## AIM
Your task is to reproduce, verbatim and without pictures, the lines from the opening of the listing through the line containing "0.5, 1, 1.5, 2];".

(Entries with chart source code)
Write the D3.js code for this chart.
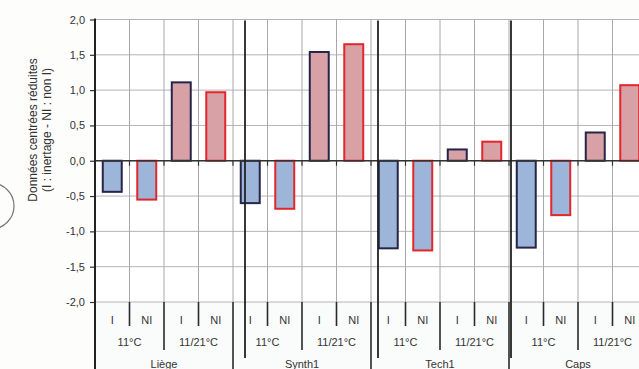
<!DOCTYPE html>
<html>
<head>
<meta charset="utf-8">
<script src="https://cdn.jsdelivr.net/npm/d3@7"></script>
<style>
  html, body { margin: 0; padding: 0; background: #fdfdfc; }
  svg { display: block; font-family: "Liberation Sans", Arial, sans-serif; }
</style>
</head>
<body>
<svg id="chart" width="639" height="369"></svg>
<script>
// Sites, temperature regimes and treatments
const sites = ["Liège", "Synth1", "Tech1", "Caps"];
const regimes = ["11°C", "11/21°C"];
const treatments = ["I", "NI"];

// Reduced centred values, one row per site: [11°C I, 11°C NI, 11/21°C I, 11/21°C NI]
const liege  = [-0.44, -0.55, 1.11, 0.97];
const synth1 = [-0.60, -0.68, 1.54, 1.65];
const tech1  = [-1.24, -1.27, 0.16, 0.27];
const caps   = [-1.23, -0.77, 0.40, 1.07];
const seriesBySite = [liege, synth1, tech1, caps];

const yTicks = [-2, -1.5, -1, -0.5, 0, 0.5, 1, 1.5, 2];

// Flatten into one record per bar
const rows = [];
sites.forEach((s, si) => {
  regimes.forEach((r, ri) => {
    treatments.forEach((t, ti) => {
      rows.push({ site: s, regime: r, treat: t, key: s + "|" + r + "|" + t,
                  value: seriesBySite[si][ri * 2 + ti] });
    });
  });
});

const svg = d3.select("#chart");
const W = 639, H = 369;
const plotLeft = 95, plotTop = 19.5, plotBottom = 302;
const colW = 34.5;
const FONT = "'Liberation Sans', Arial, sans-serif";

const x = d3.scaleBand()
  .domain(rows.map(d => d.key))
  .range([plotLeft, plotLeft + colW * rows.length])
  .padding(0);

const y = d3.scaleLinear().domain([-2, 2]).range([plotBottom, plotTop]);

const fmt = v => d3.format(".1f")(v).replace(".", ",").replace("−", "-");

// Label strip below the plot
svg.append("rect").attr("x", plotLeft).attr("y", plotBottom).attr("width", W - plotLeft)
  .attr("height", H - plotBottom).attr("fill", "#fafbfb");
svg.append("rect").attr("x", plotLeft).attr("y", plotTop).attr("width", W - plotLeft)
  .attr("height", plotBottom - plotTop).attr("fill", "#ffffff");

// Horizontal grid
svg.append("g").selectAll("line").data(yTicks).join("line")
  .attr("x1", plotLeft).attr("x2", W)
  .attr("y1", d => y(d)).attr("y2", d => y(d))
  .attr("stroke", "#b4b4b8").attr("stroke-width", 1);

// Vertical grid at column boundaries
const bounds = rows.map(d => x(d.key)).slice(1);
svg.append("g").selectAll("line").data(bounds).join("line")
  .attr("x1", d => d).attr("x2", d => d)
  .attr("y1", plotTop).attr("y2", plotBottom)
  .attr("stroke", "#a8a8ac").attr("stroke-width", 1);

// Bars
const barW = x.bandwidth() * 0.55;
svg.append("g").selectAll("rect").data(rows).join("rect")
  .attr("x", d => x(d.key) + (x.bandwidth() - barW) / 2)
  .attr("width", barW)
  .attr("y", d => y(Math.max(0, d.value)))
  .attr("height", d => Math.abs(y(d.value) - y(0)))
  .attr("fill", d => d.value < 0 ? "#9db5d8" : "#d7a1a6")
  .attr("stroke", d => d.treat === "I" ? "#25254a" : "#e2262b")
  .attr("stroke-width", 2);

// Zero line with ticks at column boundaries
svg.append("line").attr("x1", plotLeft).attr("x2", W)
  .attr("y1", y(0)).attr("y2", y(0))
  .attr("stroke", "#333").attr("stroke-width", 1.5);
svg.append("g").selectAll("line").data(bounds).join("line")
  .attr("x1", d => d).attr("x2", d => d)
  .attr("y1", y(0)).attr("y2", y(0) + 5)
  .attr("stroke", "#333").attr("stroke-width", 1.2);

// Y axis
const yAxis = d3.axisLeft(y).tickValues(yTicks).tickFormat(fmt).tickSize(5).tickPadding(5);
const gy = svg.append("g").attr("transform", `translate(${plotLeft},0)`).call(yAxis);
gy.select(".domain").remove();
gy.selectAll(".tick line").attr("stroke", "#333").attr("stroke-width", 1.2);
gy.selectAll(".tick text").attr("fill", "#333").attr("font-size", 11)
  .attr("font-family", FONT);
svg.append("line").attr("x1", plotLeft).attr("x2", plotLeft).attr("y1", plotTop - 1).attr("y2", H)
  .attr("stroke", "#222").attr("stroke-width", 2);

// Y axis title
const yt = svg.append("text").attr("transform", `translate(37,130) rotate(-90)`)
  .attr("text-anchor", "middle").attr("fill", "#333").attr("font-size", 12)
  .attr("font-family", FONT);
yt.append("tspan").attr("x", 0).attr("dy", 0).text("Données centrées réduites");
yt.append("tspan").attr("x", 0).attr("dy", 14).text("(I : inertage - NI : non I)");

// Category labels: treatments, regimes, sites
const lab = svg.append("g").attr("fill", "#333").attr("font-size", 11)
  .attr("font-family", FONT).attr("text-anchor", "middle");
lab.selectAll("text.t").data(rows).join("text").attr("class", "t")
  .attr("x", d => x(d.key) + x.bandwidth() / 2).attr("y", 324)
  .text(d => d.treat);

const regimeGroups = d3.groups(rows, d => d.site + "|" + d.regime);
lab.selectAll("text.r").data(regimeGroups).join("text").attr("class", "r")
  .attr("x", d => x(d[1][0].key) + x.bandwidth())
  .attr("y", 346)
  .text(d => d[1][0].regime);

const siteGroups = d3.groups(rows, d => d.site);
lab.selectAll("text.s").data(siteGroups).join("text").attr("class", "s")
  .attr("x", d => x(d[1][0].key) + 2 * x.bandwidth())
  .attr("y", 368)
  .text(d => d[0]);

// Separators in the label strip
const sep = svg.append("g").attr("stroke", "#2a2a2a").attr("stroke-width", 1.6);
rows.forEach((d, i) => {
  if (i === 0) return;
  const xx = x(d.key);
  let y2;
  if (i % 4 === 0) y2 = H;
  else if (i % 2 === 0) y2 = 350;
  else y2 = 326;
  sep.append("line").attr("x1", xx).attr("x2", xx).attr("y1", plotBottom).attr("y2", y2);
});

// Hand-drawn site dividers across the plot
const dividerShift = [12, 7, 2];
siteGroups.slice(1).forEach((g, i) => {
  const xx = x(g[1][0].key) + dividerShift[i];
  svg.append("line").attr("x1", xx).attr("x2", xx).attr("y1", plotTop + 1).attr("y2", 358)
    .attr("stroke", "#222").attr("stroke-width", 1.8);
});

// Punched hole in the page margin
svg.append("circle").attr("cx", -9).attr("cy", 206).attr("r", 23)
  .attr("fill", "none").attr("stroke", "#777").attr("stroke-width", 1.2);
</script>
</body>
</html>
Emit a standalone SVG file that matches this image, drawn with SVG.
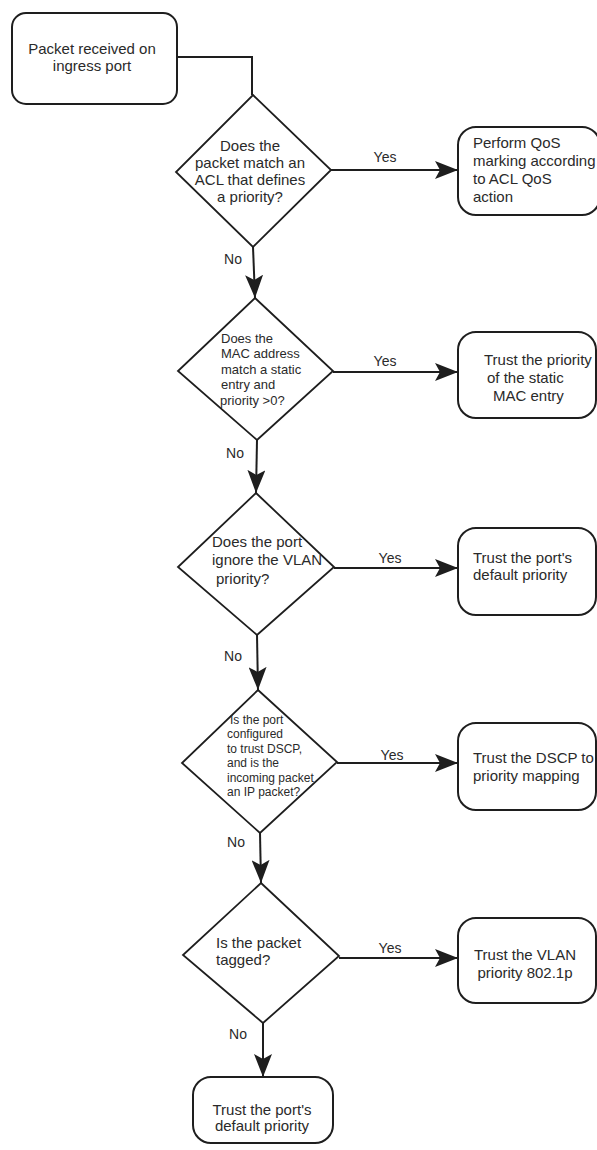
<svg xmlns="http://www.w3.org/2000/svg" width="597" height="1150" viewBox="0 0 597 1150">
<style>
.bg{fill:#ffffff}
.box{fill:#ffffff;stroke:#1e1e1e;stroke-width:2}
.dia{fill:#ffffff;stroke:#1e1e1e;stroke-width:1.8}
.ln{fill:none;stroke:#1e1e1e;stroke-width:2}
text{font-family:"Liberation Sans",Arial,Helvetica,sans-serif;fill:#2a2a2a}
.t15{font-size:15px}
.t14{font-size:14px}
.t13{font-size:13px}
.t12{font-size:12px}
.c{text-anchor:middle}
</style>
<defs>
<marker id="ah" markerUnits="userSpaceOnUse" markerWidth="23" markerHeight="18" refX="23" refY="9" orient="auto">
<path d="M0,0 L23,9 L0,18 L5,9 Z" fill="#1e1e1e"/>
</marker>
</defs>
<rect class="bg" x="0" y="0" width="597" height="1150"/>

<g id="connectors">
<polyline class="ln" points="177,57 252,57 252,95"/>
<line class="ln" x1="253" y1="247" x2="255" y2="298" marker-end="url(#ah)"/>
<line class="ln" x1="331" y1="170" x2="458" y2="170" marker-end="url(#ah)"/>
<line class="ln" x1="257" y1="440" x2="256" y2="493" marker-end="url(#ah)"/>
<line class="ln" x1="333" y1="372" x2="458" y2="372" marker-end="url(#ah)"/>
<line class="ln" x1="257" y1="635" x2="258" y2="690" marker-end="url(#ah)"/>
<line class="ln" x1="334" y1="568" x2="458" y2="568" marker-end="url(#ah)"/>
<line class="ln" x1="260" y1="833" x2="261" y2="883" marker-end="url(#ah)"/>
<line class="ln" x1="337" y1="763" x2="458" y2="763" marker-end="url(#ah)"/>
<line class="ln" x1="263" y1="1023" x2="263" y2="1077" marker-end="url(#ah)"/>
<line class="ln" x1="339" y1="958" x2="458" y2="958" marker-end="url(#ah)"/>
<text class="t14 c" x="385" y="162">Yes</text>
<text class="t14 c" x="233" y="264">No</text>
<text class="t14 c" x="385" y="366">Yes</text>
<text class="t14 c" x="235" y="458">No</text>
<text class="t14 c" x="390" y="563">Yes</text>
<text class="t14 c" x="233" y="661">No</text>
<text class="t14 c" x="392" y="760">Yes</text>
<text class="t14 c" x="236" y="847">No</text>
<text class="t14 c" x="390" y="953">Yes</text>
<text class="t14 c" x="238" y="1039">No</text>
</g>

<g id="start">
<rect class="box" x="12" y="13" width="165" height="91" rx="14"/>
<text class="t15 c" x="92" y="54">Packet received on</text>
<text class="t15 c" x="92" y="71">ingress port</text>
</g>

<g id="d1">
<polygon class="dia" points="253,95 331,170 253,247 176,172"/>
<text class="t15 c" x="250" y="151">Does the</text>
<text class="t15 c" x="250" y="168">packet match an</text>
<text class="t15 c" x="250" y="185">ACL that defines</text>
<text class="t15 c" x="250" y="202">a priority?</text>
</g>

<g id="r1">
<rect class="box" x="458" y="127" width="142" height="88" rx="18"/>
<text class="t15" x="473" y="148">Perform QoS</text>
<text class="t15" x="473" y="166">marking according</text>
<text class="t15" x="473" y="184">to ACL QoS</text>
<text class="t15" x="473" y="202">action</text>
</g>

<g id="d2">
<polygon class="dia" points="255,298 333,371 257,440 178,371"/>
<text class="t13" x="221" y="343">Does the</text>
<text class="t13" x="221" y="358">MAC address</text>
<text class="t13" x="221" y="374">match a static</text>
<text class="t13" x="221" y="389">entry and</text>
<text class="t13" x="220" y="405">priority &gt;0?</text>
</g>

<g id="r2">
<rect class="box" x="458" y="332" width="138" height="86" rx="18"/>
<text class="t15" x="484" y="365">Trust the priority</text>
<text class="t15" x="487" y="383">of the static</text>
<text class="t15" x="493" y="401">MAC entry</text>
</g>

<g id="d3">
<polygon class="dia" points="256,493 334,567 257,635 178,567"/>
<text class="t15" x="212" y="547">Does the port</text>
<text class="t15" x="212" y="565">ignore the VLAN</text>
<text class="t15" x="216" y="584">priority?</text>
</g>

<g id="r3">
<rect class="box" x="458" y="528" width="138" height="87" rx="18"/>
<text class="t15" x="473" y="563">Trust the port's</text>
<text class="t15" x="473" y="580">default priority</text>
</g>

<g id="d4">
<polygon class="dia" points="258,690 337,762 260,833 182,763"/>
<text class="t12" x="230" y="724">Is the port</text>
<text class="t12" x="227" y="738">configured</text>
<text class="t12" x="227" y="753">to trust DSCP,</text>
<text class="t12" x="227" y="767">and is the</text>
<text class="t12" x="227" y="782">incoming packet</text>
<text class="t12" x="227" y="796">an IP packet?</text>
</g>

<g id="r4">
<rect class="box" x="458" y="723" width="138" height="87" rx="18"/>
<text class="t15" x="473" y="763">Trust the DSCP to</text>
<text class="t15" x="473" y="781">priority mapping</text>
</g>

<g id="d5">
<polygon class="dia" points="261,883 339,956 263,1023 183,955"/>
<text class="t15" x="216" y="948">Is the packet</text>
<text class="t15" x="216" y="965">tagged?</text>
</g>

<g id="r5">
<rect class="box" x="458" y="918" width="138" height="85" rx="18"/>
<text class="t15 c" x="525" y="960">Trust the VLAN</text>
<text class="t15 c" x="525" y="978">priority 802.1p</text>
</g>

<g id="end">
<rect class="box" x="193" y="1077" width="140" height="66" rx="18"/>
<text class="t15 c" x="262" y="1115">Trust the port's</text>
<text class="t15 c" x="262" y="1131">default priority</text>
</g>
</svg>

## THE ANSWER
Write the D3.js code for this chart.
<!DOCTYPE html>
<html>
<head>
<meta charset="utf-8">
<script src="https://cdn.jsdelivr.net/npm/d3@7"></script>
<style>
  html, body { margin: 0; padding: 0; background: #fdfdfc; }
  svg { display: block; font-family: "Liberation Sans", Arial, sans-serif; }
</style>
</head>
<body>
<svg id="chart" width="639" height="369"></svg>
<script>
// Sites, temperature regimes and treatments
const sites = ["Liège", "Synth1", "Tech1", "Caps"];
const regimes = ["11°C", "11/21°C"];
const treatments = ["I", "NI"];

// Reduced centred values, one row per site: [11°C I, 11°C NI, 11/21°C I, 11/21°C NI]
const liege  = [-0.44, -0.55, 1.11, 0.97];
const synth1 = [-0.60, -0.68, 1.54, 1.65];
const tech1  = [-1.24, -1.27, 0.16, 0.27];
const caps   = [-1.23, -0.77, 0.40, 1.07];
const seriesBySite = [liege, synth1, tech1, caps];

const yTicks = [-2, -1.5, -1, -0.5, 0, 0.5, 1, 1.5, 2];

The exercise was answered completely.